**INSTRUCTIONS TO FOLLOW:** Exactly reproduce each entry, leaving out nothing.

Entries with chart source code:

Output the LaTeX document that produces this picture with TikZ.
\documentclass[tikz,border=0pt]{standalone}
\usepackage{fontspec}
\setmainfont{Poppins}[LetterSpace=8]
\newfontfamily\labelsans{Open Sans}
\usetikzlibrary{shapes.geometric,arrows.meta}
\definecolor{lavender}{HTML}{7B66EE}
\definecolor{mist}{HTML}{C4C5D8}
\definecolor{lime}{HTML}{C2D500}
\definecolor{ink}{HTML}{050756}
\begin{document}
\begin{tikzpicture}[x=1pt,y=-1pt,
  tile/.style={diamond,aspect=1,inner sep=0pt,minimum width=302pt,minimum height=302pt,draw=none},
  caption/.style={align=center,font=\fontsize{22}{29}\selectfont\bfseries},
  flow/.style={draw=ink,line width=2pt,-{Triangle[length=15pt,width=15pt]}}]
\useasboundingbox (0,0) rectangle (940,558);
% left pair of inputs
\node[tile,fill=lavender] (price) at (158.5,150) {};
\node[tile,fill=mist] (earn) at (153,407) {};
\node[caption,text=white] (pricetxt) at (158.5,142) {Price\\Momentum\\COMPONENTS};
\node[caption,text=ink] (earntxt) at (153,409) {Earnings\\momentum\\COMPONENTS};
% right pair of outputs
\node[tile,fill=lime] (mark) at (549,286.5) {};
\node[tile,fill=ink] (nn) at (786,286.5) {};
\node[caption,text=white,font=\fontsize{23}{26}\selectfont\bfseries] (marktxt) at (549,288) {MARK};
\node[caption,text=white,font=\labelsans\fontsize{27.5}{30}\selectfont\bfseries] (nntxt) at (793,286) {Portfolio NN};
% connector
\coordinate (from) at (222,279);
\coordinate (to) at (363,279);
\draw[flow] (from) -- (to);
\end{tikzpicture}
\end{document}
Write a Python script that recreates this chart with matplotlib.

**RESULT FOR THIS EXERCISE:**
Output the LaTeX document that produces this picture with TikZ.
\documentclass[tikz,border=0pt]{standalone}
\usepackage{fontspec}
\setmainfont{Poppins}[LetterSpace=8]
\newfontfamily\labelsans{Open Sans}
\usetikzlibrary{shapes.geometric,arrows.meta}
\definecolor{lavender}{HTML}{7B66EE}
\definecolor{mist}{HTML}{C4C5D8}
\definecolor{lime}{HTML}{C2D500}
\definecolor{ink}{HTML}{050756}
\begin{document}
\begin{tikzpicture}[x=1pt,y=-1pt,
  tile/.style={diamond,aspect=1,inner sep=0pt,minimum width=302pt,minimum height=302pt,draw=none},
  caption/.style={align=center,font=\fontsize{22}{29}\selectfont\bfseries},
  flow/.style={draw=ink,line width=2pt,-{Triangle[length=15pt,width=15pt]}}]
\useasboundingbox (0,0) rectangle (940,558);
% left pair of inputs
\node[tile,fill=lavender] (price) at (158.5,150) {};
\node[tile,fill=mist] (earn) at (153,407) {};
\node[caption,text=white] (pricetxt) at (158.5,142) {Price\\Momentum\\COMPONENTS};
\node[caption,text=ink] (earntxt) at (153,409) {Earnings\\momentum\\COMPONENTS};
% right pair of outputs
\node[tile,fill=lime] (mark) at (549,286.5) {};
\node[tile,fill=ink] (nn) at (786,286.5) {};
\node[caption,text=white,font=\fontsize{23}{26}\selectfont\bfseries] (marktxt) at (549,288) {MARK};
\node[caption,text=white,font=\labelsans\fontsize{27.5}{30}\selectfont\bfseries] (nntxt) at (793,286) {Portfolio NN};
% connector
\coordinate (from) at (222,279);
\coordinate (to) at (363,279);
\draw[flow] (from) -- (to);
\end{tikzpicture}
\end{document}
Write a Python script that recreates this chart with matplotlib.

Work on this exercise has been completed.